Baba Yaga Laid an Egg, Dubravka Ugrešić, 2008 (Croatia)
Translated by Celia Hawkesworth, Ellen Elias-Bursac and Mark Thompson (2010)
Anyone lucky enough to have had an eastern European grandma spook them with some of Slavic folklore’s creepier tales will likely be familiar with the legendary Baba Yaga — a fearsome witch whose preferred method of transport is a giant flying mortar and pestle. Each of the characters across Croatian author Dubravka Ugrešić’s three-part novel is a version of this fierce hag, together forming a wacky and entertaining take on what it means to grow old as a woman. Set in the wake of the collapse of Yugoslavia, the cast of Baba Yaga Laid an Egg inhabit a world where death, magic and gender have come to the fore, walking the thin line between travesty and true tragedy. Make no mistake, though: the power of old women must not be underestimated, and they will surely prevail.
Life is a Dream, Gyula Krúdy, 1931 (Hungary)
Translated by John Batki (2010)
Only translated into English in 2010, Hungarian author Gyula Krúdy’s collection of ten charming short stories Life is a Dream was originally published in 1931. Part nostalgia, part comedy, Life is a Dream transports the reader to a pre-war Budapest fuelled by food, sex, death and love. Particularly remarkable is Krúdy’s fascination with food and drink as a narrative pivot: from the landlady who persuades male customers to trample cabbages for her in return for pernicious flirting, to a terrifying naptime nightmare where animate overcoats stuff themselves with offal, the collection is a surreal adventure in eating. Playful and comic with a dark edge, Life is a Dream is other-worldly but entirely relatable in its commentary on the human condition.

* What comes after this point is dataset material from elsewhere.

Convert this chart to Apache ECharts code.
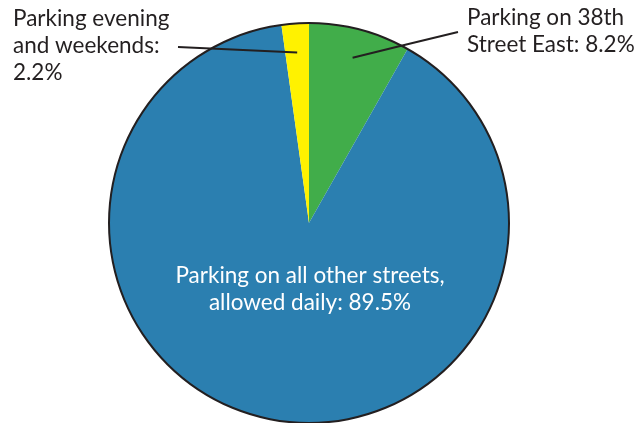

The Museum of Abandoned Secrets, Oksana Zabuzhko, 2009 (Ukraine)
Translated by Nina Shevchuk-Murray (2012)
The Museum of Abandoned Secrets is not a short read, but this is hardly surprising when you consider that this multi-layered novel spans 60 years of turbulent Ukrainian history. Beginning in 1940 and ending just prior to the Orange Revolution in 2004, Ukrainian novelist, poet and essayist Oksana Zabuzhko’s novel centres on the stories of three women, all linked by secrets long forgotten that come to the fore thanks to the effort of journalist Daryna Hoshchynska. Offering a glimpse into the complex relations between the countries of the USSR — often oversimplified by those looking on in the West — the Museum of Abandoned Secrets reflects on the heavy shadow that the past casts over the present.
Down Among the Fishes, Natalka Babina, 2007 (Belarus)
Translated by Jim Dingley (2013)
Originally written in Belarusian, Natalka Babina’s Down Among the Fishes is the rural murder mystery you’ve always dreamt of. Existing somewhere in the grey area between credibility and fantasy, the novel follows two twin sisters as they investigate the sudden death of their grandmother. Highly entertaining and not short of gimmicks (think time travel, ghosts and mistaken identity), Down Among the Fishes maintains a strong sense of time and place, not least through heroine Ala’s personal narrative; the story speaks to its location in its sensitivity to linguistic politics and evocation of a sense of liminality, while exposing key issues prevalent in the former Soviet Union such as alcoholism and addiction.
A Flight Over the Black Sea, Ihor Pavlyuk, 2014 (Ukraine)
Translated by Steve Komarnyckyji (2014)
Ihor Pavlyuk is bringing contemporary Ukrainian poetry to the world stage. His 2014 collection A Flight Over the Black Sea topped the 2015 PEN Best of the World Bookshelf poll, seeing off competition from a host of better known authors. Characterised by a melancholy nostalgia which gathers pace as the reader moves through the collection, Pavlyuk’s poems are rich in metaphor and steeped in musicality. The poet’s delicate descriptions evoke a rich natural landscape and trace the close ties between nature and Ukrainian pagan tradition. Rumour has it that Pavlyuk recently gave a poetry reading standing on his head: while we can accept no responsibility for any injury sustained when reading, perhaps this could be the perfect opportunity to combine exercise and poetry.
The Literature Express, Lasha Bugadze, 2009 (Georgia)
Translated by Maya Kiasashvili (2014)
Set aboard a train of the same name, The Literature Express follows the journey of a set of mediocre and socially inept writers as they travel across Europe. Tbilisi-born novelist and script writer Lasha Bugadze’s narrative centres on Georgian writer Zaza, as hapless in love — he is besotted with his Polish translator’s wife — as he is unfortunate in literature. The novel depicts with grim humour the strained communications between the authors, all of whom are totally self-absorbed and who have each come up with the novel idea of writing their next prodigious works about their time onboard the train. As Zaza laments the limited scope for literary fame in Georgia, he echoes the sentiment of the entire train, all desperate to break into the foreign market: how should authors from smaller, lesser-known countries appeal to audiences abroad?